There are fears that up to half of the post offices could be nominated for closure, but reliable sources say that the number will be less than that – perhaps in the region of 300-400. However, that would cause a political furore, and politicians insist that nothing like that number will be closed.

This week the new chief executive David McRedmond met representatives of the postmasters, who run the post office branches, but gave them little information about the scale of the company’s restructuring plans.

The postmasters want the company to implement the Kerr report, which would see a retirement package available for postmasters who wish to close their outlets. It has suggested that €56 million be made available by the Government for the restructuring plan.

The postmasters hosted a briefing for TDs and Senators in Leinster House earlier this week, at which they pressed for the publication and implementation of the Kerr report. There is support amongst many TDs for the postmasters, but sources in the Government are more inclined to listen to the company.

“There are better ways to spend €60 million on the post office network than to give it to the postmasters,” said one high-level source who has been briefed on the subject.

Make a living

One TD with some experience of the plight of rural post offices is Michael Healy-Rae, who is himself a postmaster in Kilgarvan Co Kerry. Healy-Rae says that neither the Government nor An Post will close post offices – the postmasters themselves will close them because they can no longer make a living.

“People are talking about 80 or 100 post offices closing. I’m telling you it will be 700,” he says.

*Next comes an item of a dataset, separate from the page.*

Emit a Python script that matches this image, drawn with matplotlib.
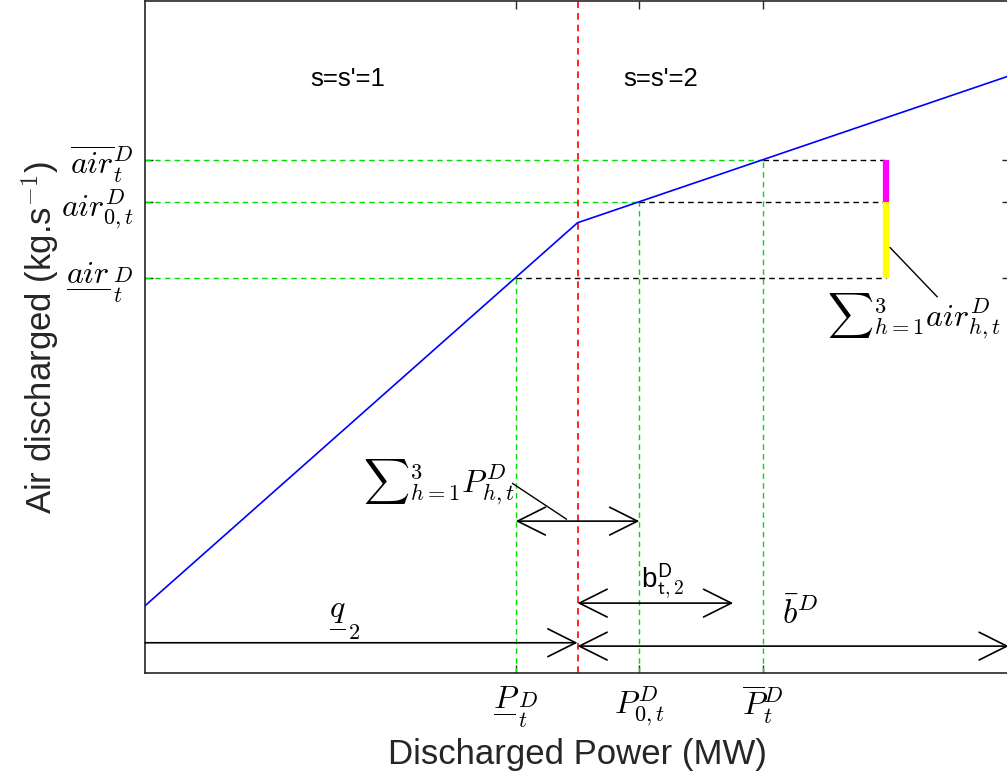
import matplotlib
matplotlib.use("Agg")
import matplotlib.pyplot as plt

plt.rcParams['font.family'] = ['Liberation Sans', 'DejaVu Sans']
plt.rcParams['mathtext.fontset'] = 'cm'

# Piecewise-linear characteristic (power vs air)
curve_x = [0, 7, 14]
curve_y = [10, 67, 88.9]

# Key operating points
p_levels = [6, 8, 10]            # P_min, P_0, P_max
air_levels = [58.8, 70.1, 76.4]  # air_min, air_0, air_max
breakpoint_x = 7
bar_x = 12

xtick_labels = [r'${\dfrac{P}{\,}}_t^D$', r'$P_{0,t}^D$', r'$\overline{P}_t^D$']
ytick_labels = [r'${\dfrac{air}{\,}}_t^D$', r'$air_{0,t}^D$', r'$\overline{air}_t^D$']

fig = plt.figure(figsize=(10.07, 7.82), dpi=100)
ax = fig.add_axes([145 / 1007, 109 / 782, 865 / 1007, 672 / 782])

ax.plot(curve_x, curve_y, color='#0000FF', lw=1.2, zorder=4)

# guide lines
for px, ay in zip(p_levels, air_levels):
    ax.plot([0, px], [ay, ay], color='#00E000', ls=(0, (4, 3)), lw=1.0)
    ax.plot([px, px], [0, ay], color='#00E000', ls=(0, (4, 3)), lw=1.0)
    ax.plot([px, bar_x], [ay, ay], color='black', ls=(0, (4, 3)), lw=1.0)

ax.axvline(breakpoint_x, color='#FF0000', ls=(0, (4, 3)), lw=1.2)

# stacked bar of air segments
ax.plot([bar_x, bar_x], [air_levels[1], air_levels[2]], color='#FF00FF', lw=4.5,
        solid_capstyle='butt')
ax.plot([bar_x, bar_x], [air_levels[0], air_levels[1]], color='#FFFF00', lw=4.5,
        solid_capstyle='butt')

ax.text(3.28, 88.4, "s=s'=1", fontsize=18.5, ha='center', va='center')
ax.text(8.35, 88.4, "s=s'=2", fontsize=18.5, ha='center', va='center')

# leader lines + labels
ax.plot([12.06, 12.82], [63.3, 56.0], color='black', lw=1.0)
ax.text(12.44, 53.0, r'${\sum}_{h=1}^{3}air_{h,t}^D$', fontsize=23, ha='center', va='center')
ax.plot([5.95, 6.82], [28.2, 22.9], color='black', lw=1.0)
ax.text(4.76, 28.4, r'${\sum}_{h=1}^{3}P_{h,t}^D$', fontsize=23, ha='center', va='center')

arrow = dict(arrowstyle='<->,head_length=1.0,head_width=0.5', lw=1.2, color='black',
             shrinkA=0, shrinkB=0, mutation_scale=20)
ax.annotate('', xy=(8, 22.6), xytext=(6, 22.6), arrowprops=arrow)
ax.annotate('', xy=(9.52, 10.4), xytext=(7, 10.4), arrowprops=arrow)
ax.annotate('', xy=(13.98, 4.0), xytext=(7, 4.0), arrowprops=arrow)
ax.annotate('', xy=(7, 4.5), xytext=(0, 4.5),
            arrowprops=dict(arrowstyle='->,head_length=1.0,head_width=0.5', lw=1.2,
                            color='black', shrinkA=0, shrinkB=0, mutation_scale=20))

ax.text(8.38, 13.6, r'b$_{\mathsf{t,2}}^{\mathsf{D}}$', fontsize=20, ha='center', va='center')
ax.text(3.24, 7.7, r'${\dfrac{q}{\,}}_2$', fontsize=23, ha='center', va='center')
ax.text(10.6, 8.8, r'$\bar{b}^D$', fontsize=24, ha='center', va='center')

ax.set_xlim(0, 14)
ax.set_ylim(0, 100)
ax.set_xticks(p_levels)
ax.set_xticklabels(xtick_labels, fontsize=23)
ax.set_yticks(air_levels)
ax.set_yticklabels(ytick_labels, fontsize=23)
ax.tick_params(direction='in', length=6, width=1.0, color='#262626',
               top=True, right=True, pad=8)
for s in ax.spines.values():
    s.set_color('#262626')
    s.set_linewidth(1.2)

ax.set_xlabel('Discharged Power (MW)', fontsize=25, color='#262626', labelpad=6)
ax.set_ylabel('Air discharged (kg.s$^{\\mathsf{-1}}$)', fontsize=25, color='#262626',
              labelpad=0)

fig.savefig('out.png', dpi=100)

Healy-Rae is critical of the postmasters’ union, which is seeking a rescue package. “That’s not what we want,” he says. “Give us more work.”

He says post offices should be allowed to offer “community banking” facilities, as has been done in Germany and New Zealand. However, the Department of Finance is said to harbour objections to the idea.

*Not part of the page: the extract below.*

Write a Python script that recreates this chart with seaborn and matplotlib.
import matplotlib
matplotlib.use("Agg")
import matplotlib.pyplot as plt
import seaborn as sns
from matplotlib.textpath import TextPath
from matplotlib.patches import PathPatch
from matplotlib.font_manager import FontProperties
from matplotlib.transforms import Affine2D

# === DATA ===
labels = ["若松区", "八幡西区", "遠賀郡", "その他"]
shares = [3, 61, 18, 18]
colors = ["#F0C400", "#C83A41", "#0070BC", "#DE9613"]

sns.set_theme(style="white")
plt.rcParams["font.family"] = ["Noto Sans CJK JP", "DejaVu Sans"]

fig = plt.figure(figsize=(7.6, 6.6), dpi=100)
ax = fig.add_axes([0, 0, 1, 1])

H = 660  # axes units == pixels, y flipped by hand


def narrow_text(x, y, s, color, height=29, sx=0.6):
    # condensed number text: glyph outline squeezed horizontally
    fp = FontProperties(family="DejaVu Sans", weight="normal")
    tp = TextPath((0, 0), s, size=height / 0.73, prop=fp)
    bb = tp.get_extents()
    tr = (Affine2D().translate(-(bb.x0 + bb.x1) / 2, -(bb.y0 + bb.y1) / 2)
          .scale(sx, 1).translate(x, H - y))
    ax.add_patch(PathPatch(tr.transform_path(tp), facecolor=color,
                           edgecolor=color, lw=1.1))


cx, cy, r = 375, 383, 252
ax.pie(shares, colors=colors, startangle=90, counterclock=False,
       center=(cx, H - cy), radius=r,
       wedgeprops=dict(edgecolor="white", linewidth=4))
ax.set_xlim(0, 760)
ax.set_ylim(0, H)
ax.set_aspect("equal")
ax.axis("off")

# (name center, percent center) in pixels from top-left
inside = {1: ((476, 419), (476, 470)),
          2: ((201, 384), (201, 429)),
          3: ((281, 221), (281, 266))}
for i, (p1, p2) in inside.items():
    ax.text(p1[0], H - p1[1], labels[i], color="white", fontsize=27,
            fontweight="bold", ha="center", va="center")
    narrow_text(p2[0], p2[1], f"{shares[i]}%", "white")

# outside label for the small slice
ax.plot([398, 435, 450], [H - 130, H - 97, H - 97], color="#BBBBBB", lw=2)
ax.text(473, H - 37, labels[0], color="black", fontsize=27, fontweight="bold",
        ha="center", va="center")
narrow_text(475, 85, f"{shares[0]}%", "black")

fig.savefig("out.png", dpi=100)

Along with the forthcoming recommendations by McKinsey and the Kerr report, a third report – drawn up by a group headed by Minister of State Michael Ring – will be published next week.

Legal position

Responsibility for An Post is split in Government between Ring's Department of Rural Affairs (where Heather Humphreys is the senior Minister) and the Department of Communications, where Roscommon Independent TD Denis Naughten is the Minister.

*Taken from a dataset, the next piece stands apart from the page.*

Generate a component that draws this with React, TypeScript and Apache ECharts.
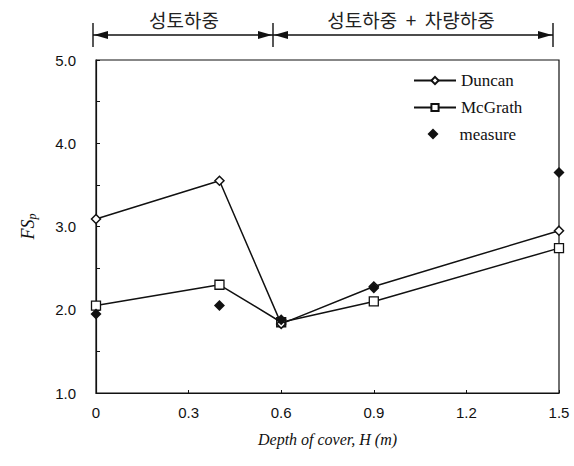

The technical legal position is that Ring and Humphreys have responsibility for the network of post offices, while Naughten has responsibility for the company itself. There is now more or less open conflict on the issue in Government, not on the prospect of closures but on who takes the blame for it. The reality is that none of them want political responsibility for closing post offices, something now seen by all sides as inevitable.